Jane Yolen & Heidi Elisabet Yolen Stemple,
The Mary Celeste: An Unsolved Mystery from History,
illustrated by Roger Roth (Simon & Schuster, 1999)

Jane Yolen and her daughter, Heidi Elisabet Yolen Stemple, explore the mystery of the abandoned brig, the Mary Celeste, employing a picture-book format that will engage the attention of the whole family.

The framework of the book is set by the narrator, a girl whose father, a detective, has inspired in her a love of old unsolved cases. Her current interest is in the Mary Celeste. She narrates the ship's history, presenting her case notes as well, then summarizes the various theories that attempt to explain the ship's desertion. A map and time line are also included, as well as a brief bibliography that appears on the copyright page.
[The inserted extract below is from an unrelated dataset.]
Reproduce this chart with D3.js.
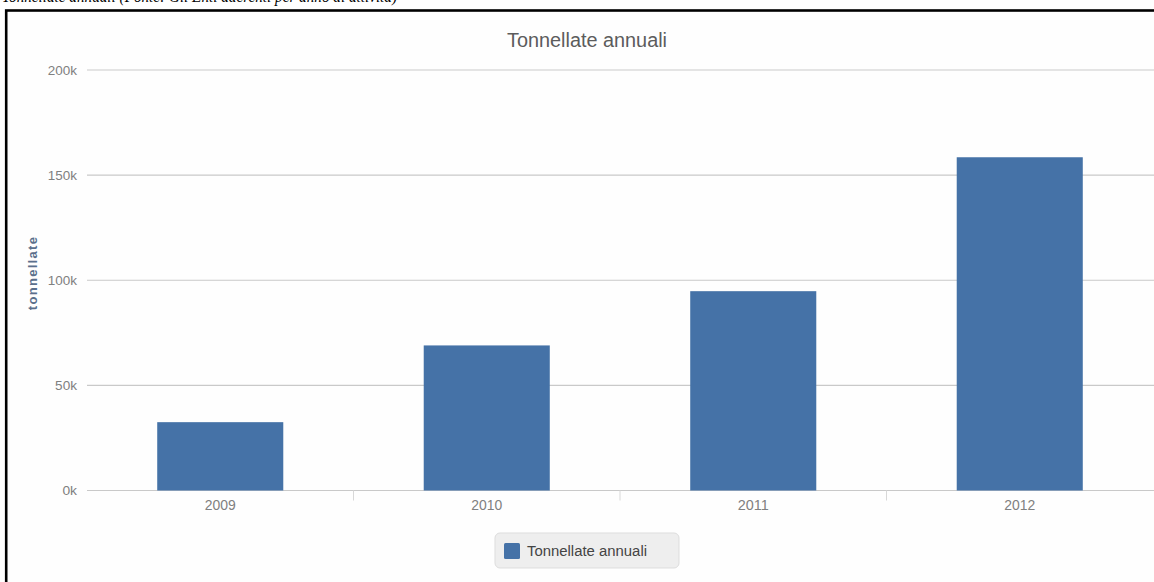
<!DOCTYPE html>
<html>
<head>
<meta charset="utf-8">
<script src="https://cdn.jsdelivr.net/npm/d3@7/dist/d3.min.js"></script>
<style>
  html, body { margin: 0; padding: 0; background: #ffffff; }
  svg { display: block; }
</style>
</head>
<body>
<svg id="chart" width="1154" height="582"></svg>
<script>
// Annual tonnage per year
const years = ["2009", "2010", "2011", "2012"];
const tonnes = [32500, 69000, 94800, 158500];
const yTicks = [0, 50000, 100000, 150000, 200000];
const seriesName = "Tonnellate annuali";
const chartTitle = "Tonnellate annuali";
const yAxisTitle = "tonnellate";
const caption = "Tonnellate annuali (Fonte: Gli Enti aderenti per anno di attività)";

const svg = d3.select("#chart");
const W = 1154, H = 582;
const plot = { left: 87, right: 1153, top: 70, bottom: 490.5 };
const barColor = "#4572A7";
const font = "'Liberation Sans', Arial, sans-serif";

// caption above the frame, running off the top of the page
svg.append("text")
  .attr("x", 2).attr("y", 1.5)
  .attr("font-family", "'Liberation Serif', 'Times New Roman', serif")
  .attr("font-style", "italic")
  .attr("font-size", 16)
  .attr("fill", "#000")
  .attr("textLength", 395).attr("lengthAdjust", "spacingAndGlyphs")
  .text(caption);

// frame
svg.append("rect")
  .attr("x", 6.2).attr("y", 10.5)
  .attr("width", W + 20).attr("height", H + 20)
  .attr("fill", "#fefefe")
  .attr("stroke", "#000").attr("stroke-width", 2.6);

const x = d3.scaleBand().domain(years).range([plot.left, plot.right]).paddingInner(0).paddingOuter(0);
const y = d3.scaleLinear().domain([0, 200000]).range([plot.bottom, plot.top]);
const barW = x.bandwidth() * 0.473;

// horizontal grid lines
svg.append("g")
  .selectAll("line")
  .data(yTicks)
  .join("line")
  .attr("x1", plot.left).attr("x2", W)
  .attr("y1", d => y(d)).attr("y2", d => y(d))
  .attr("stroke", "#c9c9c9").attr("stroke-width", 1.2);

// y tick labels
svg.append("g")
  .selectAll("text")
  .data(yTicks)
  .join("text")
  .attr("x", 77).attr("y", d => y(d))
  .attr("dy", "0.36em")
  .attr("text-anchor", "end")
  .attr("font-family", font)
  .attr("font-size", 13)
  .attr("fill", "#808080")
  .attr("textLength", d => (d / 1000 + "k").length * 7.3)
  .attr("lengthAdjust", "spacingAndGlyphs")
  .text(d => (d / 1000) + "k");

// y axis title
svg.append("text")
  .attr("transform", `translate(37,273) rotate(-90)`)
  .attr("text-anchor", "middle")
  .attr("font-family", font)
  .attr("font-size", 13)
  .attr("font-weight", "bold")
  .attr("letter-spacing", 1.3)
  .attr("fill", "#5a6f8c")
  .text(yAxisTitle);

// category tick marks between bands
svg.append("g")
  .selectAll("line")
  .data(years.slice(1))
  .join("line")
  .attr("x1", d => x(d)).attr("x2", d => x(d))
  .attr("y1", plot.bottom).attr("y2", plot.bottom + 10)
  .attr("stroke", "#d8d8d8").attr("stroke-width", 1);

// bars
svg.append("g")
  .selectAll("rect")
  .data(years.map((yr, i) => ({ yr, v: tonnes[i] })))
  .join("rect")
  .attr("x", d => x(d.yr) + (x.bandwidth() - barW) / 2)
  .attr("width", barW)
  .attr("y", d => y(d.v))
  .attr("height", d => y(0) - y(d.v))
  .attr("fill", barColor);

// x labels
svg.append("g")
  .selectAll("text")
  .data(years)
  .join("text")
  .attr("x", d => x(d) + x.bandwidth() / 2)
  .attr("y", 510)
  .attr("text-anchor", "middle")
  .attr("font-family", font)
  .attr("font-size", 14)
  .attr("fill", "#808080")
  .attr("textLength", 31).attr("lengthAdjust", "spacingAndGlyphs")
  .text(d => d);

// title
svg.append("text")
  .attr("x", 587).attr("y", 47)
  .attr("text-anchor", "middle")
  .attr("font-family", font)
  .attr("font-size", 20)
  .attr("fill", "#5c5c5c")
  .attr("textLength", 160).attr("lengthAdjust", "spacingAndGlyphs")
  .text(chartTitle);

// legend
const lg = svg.append("g").attr("transform", "translate(495,533)");
lg.append("rect")
  .attr("width", 184).attr("height", 35).attr("rx", 5)
  .attr("fill", "#eeeeee").attr("stroke", "#dddddd");
lg.append("rect")
  .attr("x", 9).attr("y", 10).attr("width", 16).attr("height", 16).attr("rx", 1.5)
  .attr("fill", barColor);
lg.append("text")
  .attr("x", 32).attr("y", 18).attr("dy", "0.36em")
  .attr("font-family", font)
  .attr("font-size", 14)
  .attr("fill", "#444")
  .attr("textLength", 120).attr("lengthAdjust", "spacingAndGlyphs")
  .text(seriesName);
</script>
</body>
</html>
The Mary Celeste was found adrift by the captain and crew of the Deo Gratia on December 4, 1872. When three of the crew boarded, they found the ship empty of the captain, Benjamin Spooner Briggs, his wife, Sarah, their 2-year-old daughter Sophia, and seven crew members. There was no sign of violence or of a voluntary planned departure, but Captain Briggs, his family, and his crew were never seen again.

The layout of the book is attractive and appealing. The text is set off in a box against Roger Rother's pencil and watercolor double-spread illustrations. Smaller colored boxes contain definitions of potentially unfamiliar words while on another box, shaped like a notepad, are recorded additional notes. At the end are several popular theories to explain the mystery, and Yolen and Stemple include questions for considering the possibility of each theory. The narrator (and by extension, the authors) leave it up to the reader to decide for him or herself.

This is a book to spark the imagination as well as demonstrate how to solve problems. It is brief but fun, and the carefully executed illustrations enhance and extend the story. Give this to the budding detective or historian in your family, but don't be surprised if you get hooked as well.